Water Quality Bill Expires, But Advocates Say Fight is Not Over

West Virginia Public Broadcasting
15 March 2010
By Ben Adducchio

Several hundred bills didn’t make it to the governor’s desk this legislative session, including a bill to regulate the levels of
salts, minerals and metals in West Virginia streams.

Advocates of such changes promise the fight will continue however.

For two sessions in a row, a bill designed to set a limit on the amount of salt and minerals in state waters failed to reach the governor’s desk.

This time around, the bill did not make it out of the House Government Organization Committee.

Delegate Barbara Evans Fleischauer, D-Monongalia, is a sponsor of the bill. She is hopeful that a different approach will work.

“Our bill really was designed to require the DEP secretary to do that, and he has assured us that he is going to introduce regulations,” she
said.

“Although I’m disappointed, I think we are going to get to the same place anyway.”

Scott Mandirola is the Director of Water and Waste Management of the West Virginia Department of Environmental Protection.

He says the agency is addressing the issue.

“We will be having a water quality standard meeting, in the next couple of months, and we will have a public hearing as well,” he said.

“And then finalize it and submit it to the Legislative Rulemaking Review Committee.

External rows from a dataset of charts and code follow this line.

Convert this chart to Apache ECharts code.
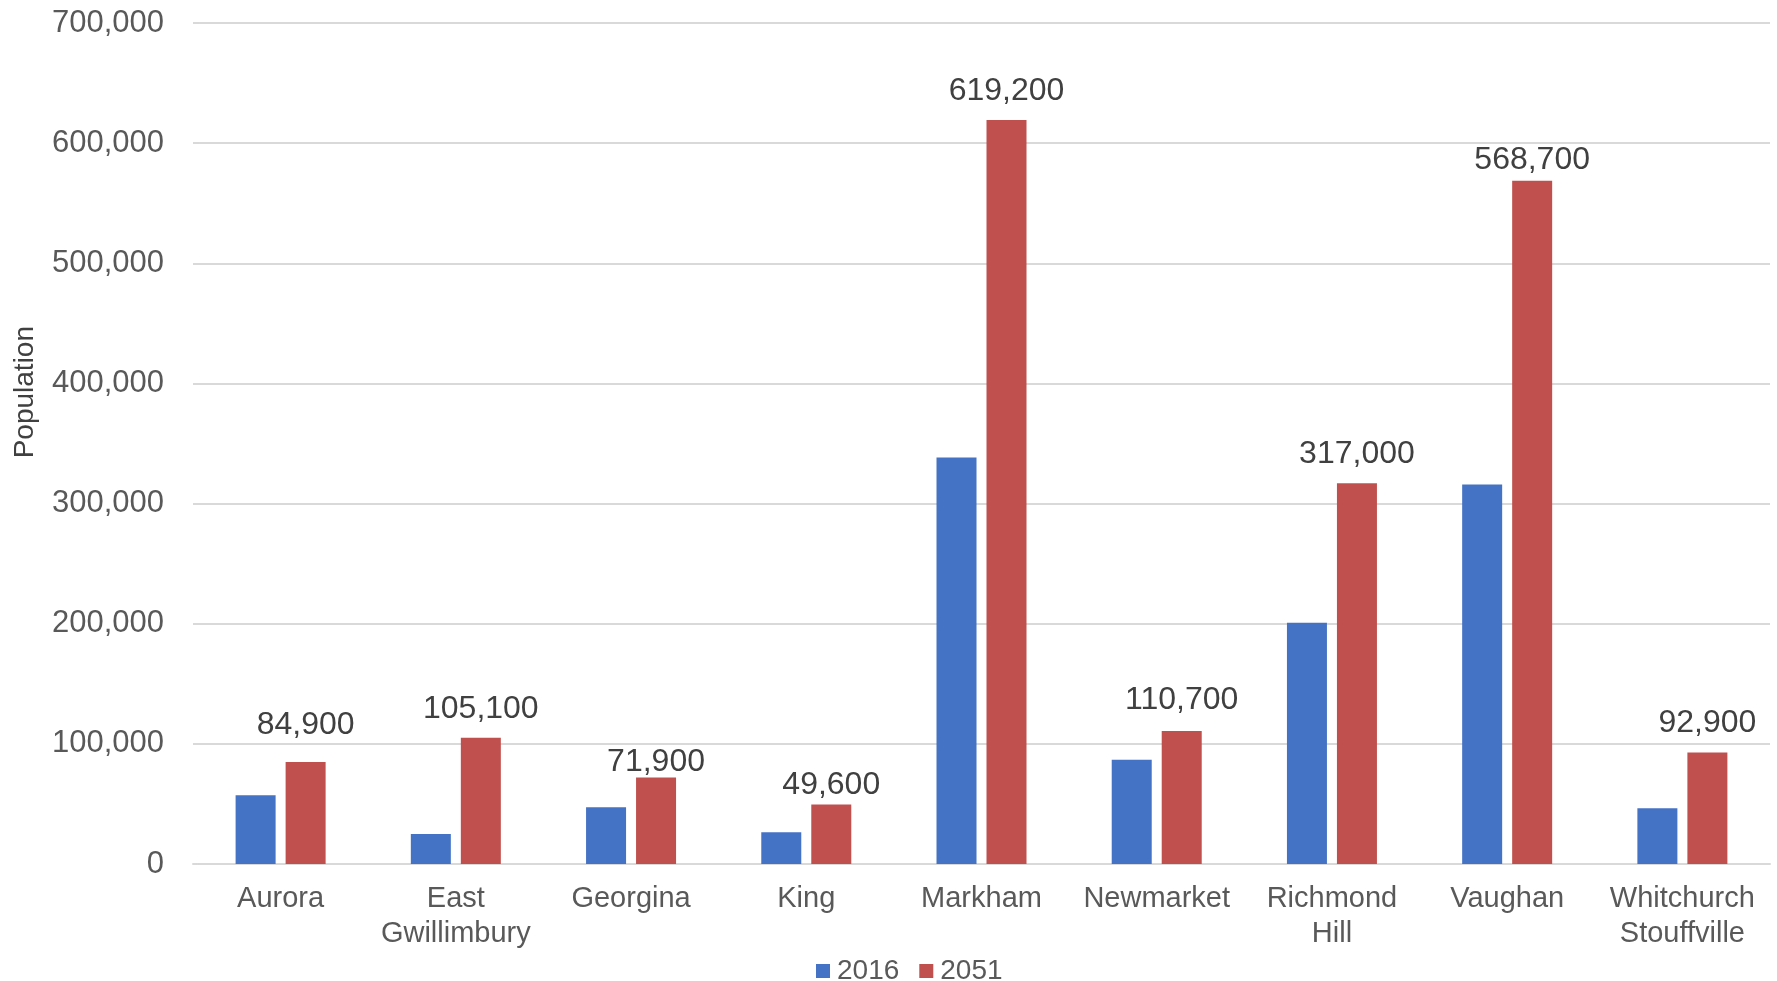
<!DOCTYPE html>
<html>
<head>
<meta charset="utf-8">
<title>Population 2016 / 2051</title>
<script src="https://cdn.jsdelivr.net/npm/echarts@6/dist/echarts.min.js"></script>
<style>
	html, body { margin: 0; padding: 0; background: #fff; }
	#main { width: 1777px; height: 981px; }
</style>
</head>
<body>
<div id="main"></div>
<script>
var municipalities = ['Aurora', 'East\nGwillimbury', 'Georgina', 'King', 'Markham',
	'Newmarket', 'Richmond\nHill', 'Vaughan', 'Whitchurch\nStouffville'];
var pop2016 = [57200, 25000, 47200, 26400, 338400, 86800, 200700, 315900, 46300];
var pop2051 = [84900, 105100, 71900, 49600, 619200, 110700, 317000, 568700, 92900];
var yTicks = [0, 100000, 200000, 300000, 400000, 500000, 600000, 700000];

// gap between bar top and its label, as in the original (labels were hand placed)
var labelLift = [21, 13, -1, 3, 13, 15, 13, 5, 13];

var fmt = function(v){
	return v.toLocaleString('en-US');
};

var chart = echarts.init(document.getElementById('main'));

var data2051 = [];
for(var i = 0; i < pop2051.length; i++){
	data2051.push({
		value: pop2051[i],
		label: { distance: labelLift[i] }
	});
}

var option = {
	animation: false,
	textStyle: { fontFamily: 'Liberation Sans, Arial, sans-serif' },
	grid: { left: 193, right: 7, top: 23, bottom: 117, containLabel: false },
	legend: {
		left: 811,
		top: 952,
		itemWidth: 14,
		itemHeight: 14,
		itemGap: 20,
		icon: 'rect',
		textStyle: { fontSize: 28, color: '#595959', padding: [0, 0, 0, 2] },
		data: ['2016', '2051']
	},
	graphic: [{
		type: 'text',
		left: 11,
		top: 326,
		rotation: Math.PI / 2,
		style: {
			text: 'Population',
			fontSize: 28,
			fill: '#404040',
			fontFamily: 'Liberation Sans, Arial, sans-serif'
		}
	}],
	xAxis: {
		type: 'category',
		data: municipalities,
		axisTick: { show: false },
		axisLine: { lineStyle: { color: '#d9d9d9', width: 2 } },
		axisLabel: {
			fontSize: 29,
			color: '#595959',
			lineHeight: 35,
			margin: 17,
			interval: 0
		}
	},
	yAxis: {
		type: 'value',
		min: yTicks[0],
		max: yTicks[yTicks.length - 1],
		interval: 100000,
		axisLine: { show: false },
		axisTick: { show: false },
		splitLine: { lineStyle: { color: '#d9d9d9', width: 2 } },
		axisLabel: {
			fontSize: 31,
			color: '#595959',
			margin: 29,
			formatter: function(v){ return fmt(v); }
		}
	},
	series: [
		{
			name: '2016',
			type: 'bar',
			data: pop2016,
			barWidth: 40,
			barGap: '25%',
			itemStyle: { color: '#4472c4' }
		},
		{
			name: '2051',
			type: 'bar',
			data: data2051,
			barWidth: 40,
			itemStyle: { color: '#c0504d' },
			label: {
				show: true,
				position: 'top',
				fontSize: 32,
				color: '#404040',
				formatter: function(p){ return fmt(p.value); }
			}
		}
	]
};
chart.setOption(option);
</script>
</body>
</html>
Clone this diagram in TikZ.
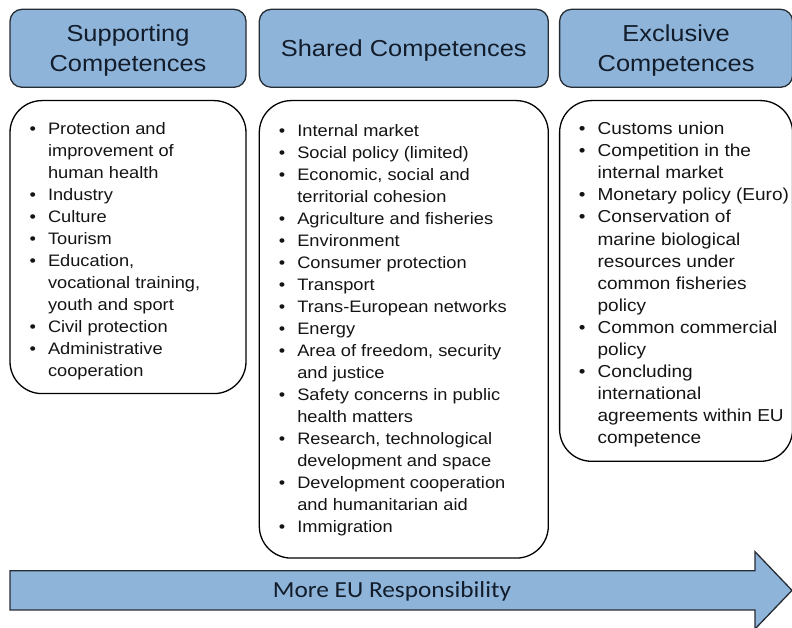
\documentclass[tikz,border=0pt]{standalone}
\usepackage{fontspec}
\setmainfont{Liberation Sans}[FakeStretch=1.1]
\newfontfamily\arrowfont{Carlito}[FakeStretch=1.1]
\usetikzlibrary{positioning}
\definecolor{compblue}{RGB}{142,180,217}
\definecolor{headink}{RGB}{18,28,42}
\definecolor{edge}{RGB}{38,44,52}
\tikzstyle{head} = [draw=edge, fill=compblue, line width=1.3pt, rounded corners=12pt,
minimum height=78pt, inner sep=0pt, align=center, text=headink, text depth=0pt,
font=\fontsize{23.1}{30}\selectfont]
\tikzstyle{box} = [draw=black, line width=1.3pt, rounded corners=32pt, inner sep=0pt,
text=black!92, font=\fontsize{16.6}{22}\selectfont]
\newenvironment{bullets}{\begin{list}{\textbullet}{\setlength\leftmargin{19pt}%
\setlength\labelsep{12pt}\setlength\labelwidth{7pt}\setlength\itemindent{0pt}%
\setlength\itemsep{0pt}\setlength\parsep{0pt}\setlength\topsep{0pt}\setlength\partopsep{0pt}}}%
{\end{list}}
\newcommand{\itembox}[4]{\hspace{19pt}\parbox[b][#1][t]{#2}{\raggedright\vspace{#3}%
\begin{bullets}#4\end{bullets}}}

\begin{document}
\begin{tikzpicture}[x=1pt, y=1pt,
	arrowbody/.style={draw=edge, fill=compblue, line width=1.3pt}]
	\useasboundingbox (0,0) rectangle (792,628);
	%% Headers
	\node[head, minimum width=236pt] (sup) at (128,579.7) {Supporting\\Competences};
	\node[head, minimum width=289pt, right=12pt of sup] (shared) {Shared Competences};
	\node[head, minimum width=233pt, right=10pt of shared] (excl) {Exclusive\\Competences};
	%% Lists
	\node[box, below=12pt of sup] (supList) {\itembox{293pt}{217pt}{22pt}{%
		\item Protection and\\ improvement of\\ human health
		\item Industry
		\item Culture
		\item Tourism
		\item Education,\\ vocational training,\\ youth and sport
		\item Civil protection
		\item Administrative\\ cooperation}};
	\node[box, below=12pt of shared] (sharedList) {\itembox{457.5pt}{270pt}{23.7pt}{%
		\item Internal market
		\item Social policy (limited)
		\item Economic, social and\\ territorial cohesion
		\item Agriculture and fisheries
		\item Environment
		\item Consumer protection
		\item Transport
		\item Trans-European networks
		\item Energy
		\item Area of freedom, security\\ and justice
		\item Safety concerns in public\\ health matters
		\item Research, technological\\ development and space
		\item Development cooperation\\ and humanitarian aid
		\item Immigration}};
	\node[box, below=12pt of excl, font=\fontsize{17.3}{22.1}\selectfont] (exclList) {\itembox{360.7pt}{214pt}{21.4pt}{%
		\item Customs union
		\item Competition in the\\ internal market
		\item Monetary policy (Euro)
		\item Conservation of\\ marine biological\\ resources under\\ common fisheries\\ policy
		\item Common commercial\\ policy
		\item Concluding\\ international\\ agreements within EU\\ competence}};
	%% Arrow
	\draw[arrowbody] (10,18) -- (755,18) -- (755,-1) -- (792,37.6) -- (755,76.3)
		-- (755,57.3) -- (10,57.3) -- cycle;
	\node[anchor=base, text=headink, font=\arrowfont\fontsize{23}{28}\selectfont] (resp) at (392,30) {More EU Responsibility};
\end{tikzpicture}
\end{document}
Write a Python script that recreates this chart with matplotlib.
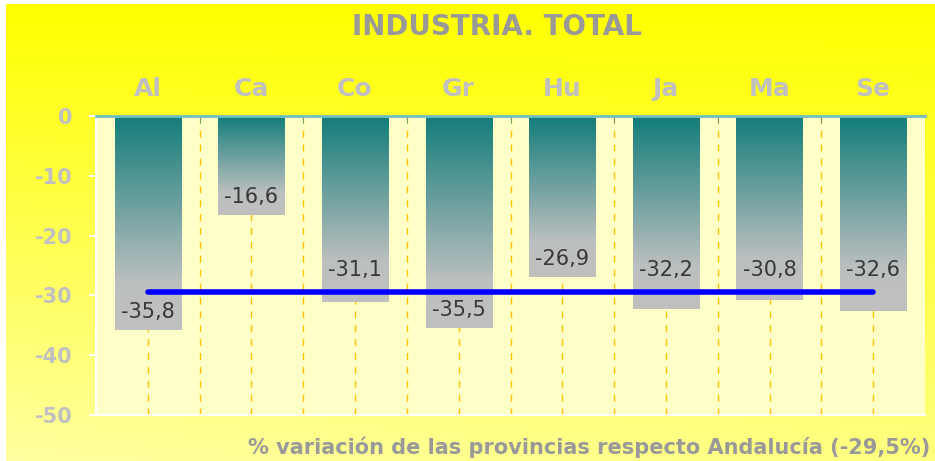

It’s something that needs to be put into place, and the time is right to move forward with a water standard for TDS.”

TDS stands for total dissolved solids.

These are the measurements of salts, minerals and metals dissolved in the water.

They can come from organic material but also from industrial activity, like mining and gas drilling.

The bill that never made it to the House or Senate floor this session would have limited TDS levels to 500 milligrams per liter of water.

Mandirola isn’t the only one who thinks the time is right for TDS limits.

Betty Wiley is the President of the Dunkard Creek Watershed Association, a grassroots environmental organization.

She says a TDS standard is past due.

“We can’t afford to wait; you can never afford to wait another year. It should have happened 50 years ago, but that doesn’t mean all is lost,” she said.

“It just means that it will be harder to catch up when they finally do have the right kinds of laws.”

Last September, thousands of fish died in Dunkard Creek, a stream in Monongalia County.

State officials point to toxins from a golden algae bloom as the culprit.

But other officials say mining discharges created the conditions for the algae to bloom.

Wiley and other residents living in the Dunkard Creek watershed believe stricter standards on total dissolved solids and other pollutants may have prevented the fish kill.

“There’s an awful lot of controversy about this TDS. Some sources say you can never remove all the things,” she said, “that there’s no effective way to do it, and it’s expensive.

But they never have been required to do that. And that’s just the way it is.”